As the weather seems to be starting to perk up here, I’ll check out some of these features in the coming weeks and will update this review as necessary.
Thoughts and conclusions
While there are a plethora of smartphone gimbals already in the market these days, Insta360’s entry into this world is very impressive. It folds up nice and compact when you need it to and because of the removable magnetic phone bracket, it actually fits into your pocket, too. With the bracket attached to your phone, it takes up very little extra room in your pocket but always leaves your phone and gimbal ready to go at a moment’s notice.

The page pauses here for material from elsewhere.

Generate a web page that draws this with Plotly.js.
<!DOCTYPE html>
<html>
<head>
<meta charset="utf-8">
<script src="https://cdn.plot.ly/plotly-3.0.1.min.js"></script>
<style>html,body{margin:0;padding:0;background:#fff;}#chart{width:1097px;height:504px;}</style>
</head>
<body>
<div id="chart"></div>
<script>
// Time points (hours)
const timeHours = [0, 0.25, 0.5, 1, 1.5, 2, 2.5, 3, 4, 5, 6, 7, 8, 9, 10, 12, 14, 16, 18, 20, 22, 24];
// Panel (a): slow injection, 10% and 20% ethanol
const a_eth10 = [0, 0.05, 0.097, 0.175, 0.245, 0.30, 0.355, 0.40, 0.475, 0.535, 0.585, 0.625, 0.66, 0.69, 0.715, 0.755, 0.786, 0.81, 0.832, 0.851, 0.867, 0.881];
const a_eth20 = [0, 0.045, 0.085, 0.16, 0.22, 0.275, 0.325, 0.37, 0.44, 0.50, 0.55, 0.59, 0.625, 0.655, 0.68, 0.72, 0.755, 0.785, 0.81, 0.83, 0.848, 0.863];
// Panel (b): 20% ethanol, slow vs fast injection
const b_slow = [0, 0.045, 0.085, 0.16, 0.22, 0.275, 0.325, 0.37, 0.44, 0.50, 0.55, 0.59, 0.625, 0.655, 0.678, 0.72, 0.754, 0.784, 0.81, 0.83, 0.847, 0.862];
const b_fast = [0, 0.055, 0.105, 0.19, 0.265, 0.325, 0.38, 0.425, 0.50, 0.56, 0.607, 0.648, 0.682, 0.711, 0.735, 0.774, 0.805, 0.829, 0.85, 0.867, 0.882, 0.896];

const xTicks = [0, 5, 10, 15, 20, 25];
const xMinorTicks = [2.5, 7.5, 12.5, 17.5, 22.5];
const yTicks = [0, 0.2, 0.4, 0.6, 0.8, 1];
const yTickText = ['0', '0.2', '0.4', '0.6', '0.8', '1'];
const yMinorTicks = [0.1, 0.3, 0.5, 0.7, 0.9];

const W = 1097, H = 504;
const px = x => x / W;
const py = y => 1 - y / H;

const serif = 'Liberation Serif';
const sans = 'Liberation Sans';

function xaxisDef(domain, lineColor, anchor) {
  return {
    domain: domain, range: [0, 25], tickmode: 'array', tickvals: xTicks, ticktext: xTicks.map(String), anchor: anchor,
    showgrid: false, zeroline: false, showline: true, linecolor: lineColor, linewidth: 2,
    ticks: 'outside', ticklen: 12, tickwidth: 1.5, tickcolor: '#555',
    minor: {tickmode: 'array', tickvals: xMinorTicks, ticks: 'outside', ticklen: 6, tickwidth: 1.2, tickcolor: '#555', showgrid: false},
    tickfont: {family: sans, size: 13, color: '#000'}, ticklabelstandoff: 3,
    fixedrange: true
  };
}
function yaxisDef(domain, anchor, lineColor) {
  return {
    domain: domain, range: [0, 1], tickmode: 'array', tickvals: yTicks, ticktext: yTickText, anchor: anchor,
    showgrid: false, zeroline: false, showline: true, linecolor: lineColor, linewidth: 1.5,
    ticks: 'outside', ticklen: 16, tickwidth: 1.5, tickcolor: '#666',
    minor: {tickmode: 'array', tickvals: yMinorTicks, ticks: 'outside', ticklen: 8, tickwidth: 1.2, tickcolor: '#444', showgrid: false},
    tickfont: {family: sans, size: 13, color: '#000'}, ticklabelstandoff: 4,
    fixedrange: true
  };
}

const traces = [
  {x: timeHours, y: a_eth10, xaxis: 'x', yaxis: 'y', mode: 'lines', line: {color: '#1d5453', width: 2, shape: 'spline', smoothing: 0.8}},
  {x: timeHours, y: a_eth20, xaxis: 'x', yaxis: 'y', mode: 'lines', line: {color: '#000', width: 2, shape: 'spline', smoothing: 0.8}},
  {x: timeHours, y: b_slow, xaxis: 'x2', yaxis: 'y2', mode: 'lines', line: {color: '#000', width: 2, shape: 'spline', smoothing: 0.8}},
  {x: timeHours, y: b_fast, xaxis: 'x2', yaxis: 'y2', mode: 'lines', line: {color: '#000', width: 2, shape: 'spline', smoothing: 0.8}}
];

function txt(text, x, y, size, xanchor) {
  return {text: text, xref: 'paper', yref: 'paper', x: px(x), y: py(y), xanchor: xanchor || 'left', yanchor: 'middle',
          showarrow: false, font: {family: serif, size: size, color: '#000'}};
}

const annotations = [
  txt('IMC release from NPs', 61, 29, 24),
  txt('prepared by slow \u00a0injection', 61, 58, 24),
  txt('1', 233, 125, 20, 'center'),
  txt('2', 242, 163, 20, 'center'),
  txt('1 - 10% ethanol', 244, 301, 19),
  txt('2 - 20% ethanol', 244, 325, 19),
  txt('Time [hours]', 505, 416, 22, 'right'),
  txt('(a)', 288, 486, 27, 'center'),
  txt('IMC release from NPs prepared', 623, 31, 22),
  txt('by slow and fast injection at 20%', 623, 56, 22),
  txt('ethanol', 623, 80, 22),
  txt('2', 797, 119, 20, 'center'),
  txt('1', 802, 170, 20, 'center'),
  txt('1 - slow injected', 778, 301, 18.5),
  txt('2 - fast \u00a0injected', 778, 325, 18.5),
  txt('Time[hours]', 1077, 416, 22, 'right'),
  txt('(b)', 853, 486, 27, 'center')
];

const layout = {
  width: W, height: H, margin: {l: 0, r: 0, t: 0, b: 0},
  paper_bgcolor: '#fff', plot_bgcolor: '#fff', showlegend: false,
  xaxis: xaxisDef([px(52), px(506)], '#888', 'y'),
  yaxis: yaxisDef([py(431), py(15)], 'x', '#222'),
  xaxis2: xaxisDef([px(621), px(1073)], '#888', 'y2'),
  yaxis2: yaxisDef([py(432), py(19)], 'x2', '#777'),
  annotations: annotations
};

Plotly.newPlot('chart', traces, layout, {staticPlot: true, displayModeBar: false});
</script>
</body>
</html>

The app, particularly the tracking features, works extremely well, giving you a lot of control over how you want your footage or photos to look. You can start and stop recording or shoot a photo right from the gimbal over Bluetooth to the app. And even when not using the app at all and just using your regular camera app, switching between the different F, PF, etc. modes and toggling Lock mode by holding down the trigger was very easy. So, while the app offers great features and works well, it’s not always essential. It probably is if you want object tracking, though.

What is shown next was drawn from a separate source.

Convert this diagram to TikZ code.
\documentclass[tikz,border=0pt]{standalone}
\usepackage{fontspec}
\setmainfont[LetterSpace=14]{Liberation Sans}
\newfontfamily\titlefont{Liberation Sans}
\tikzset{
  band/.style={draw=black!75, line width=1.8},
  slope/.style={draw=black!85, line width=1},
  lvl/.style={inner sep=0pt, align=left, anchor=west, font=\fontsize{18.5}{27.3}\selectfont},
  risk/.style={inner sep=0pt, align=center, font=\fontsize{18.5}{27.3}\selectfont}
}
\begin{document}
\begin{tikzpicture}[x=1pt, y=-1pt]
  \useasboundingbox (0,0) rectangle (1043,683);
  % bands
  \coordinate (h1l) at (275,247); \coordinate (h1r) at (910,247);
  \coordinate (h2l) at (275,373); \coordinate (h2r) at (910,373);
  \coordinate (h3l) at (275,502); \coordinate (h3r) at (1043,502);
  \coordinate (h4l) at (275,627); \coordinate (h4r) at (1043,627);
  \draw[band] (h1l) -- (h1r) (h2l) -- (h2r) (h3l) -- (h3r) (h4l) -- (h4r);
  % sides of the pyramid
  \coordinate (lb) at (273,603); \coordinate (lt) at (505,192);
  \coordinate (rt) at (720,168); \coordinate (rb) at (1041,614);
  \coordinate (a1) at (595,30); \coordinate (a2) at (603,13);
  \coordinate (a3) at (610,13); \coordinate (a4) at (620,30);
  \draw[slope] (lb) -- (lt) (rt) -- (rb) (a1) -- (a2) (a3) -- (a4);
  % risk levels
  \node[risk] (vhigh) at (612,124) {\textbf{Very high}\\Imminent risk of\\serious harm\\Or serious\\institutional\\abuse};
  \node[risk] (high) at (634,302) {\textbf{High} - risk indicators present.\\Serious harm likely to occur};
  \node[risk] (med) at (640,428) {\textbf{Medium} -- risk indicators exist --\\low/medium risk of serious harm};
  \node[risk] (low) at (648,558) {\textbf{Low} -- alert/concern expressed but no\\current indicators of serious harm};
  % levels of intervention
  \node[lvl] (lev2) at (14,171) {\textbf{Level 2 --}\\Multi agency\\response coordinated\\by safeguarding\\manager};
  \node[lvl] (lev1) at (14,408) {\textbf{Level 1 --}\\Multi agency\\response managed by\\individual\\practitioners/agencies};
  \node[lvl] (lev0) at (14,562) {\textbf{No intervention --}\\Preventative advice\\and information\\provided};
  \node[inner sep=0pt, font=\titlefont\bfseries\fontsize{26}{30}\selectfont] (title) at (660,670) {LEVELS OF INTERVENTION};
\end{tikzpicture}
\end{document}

I feel that the Insta360 Flow is geared more towards the travel and social media aspects of filming on a gimbal. Whether you’re documenting what’s happening in front of you or talking to the selfie camera, it performs admirably. It’s a bit of a break from the company’s usual “action” perspective. It would be nice to see if Insta360 releases a more traditional style 3-axis gimbal that’s better geared towards shooting action with your smartphone in the future. And perhaps something wearable?
For social media and general use, the Insta360 Flow works great. And if Insta360’s history is anything to go by, we’ll probably be seeing some new features being added to the app through firmware updates and new smartphone app versions in the coming weeks and months. Even without whatever new features Insta360 may be planning to introduce in the future, though, it’s already rather good.
The Insta360 Flow gimbal is available to buy now for $159.99 in either Summit White or Stone Grey colours and has already begun shipping.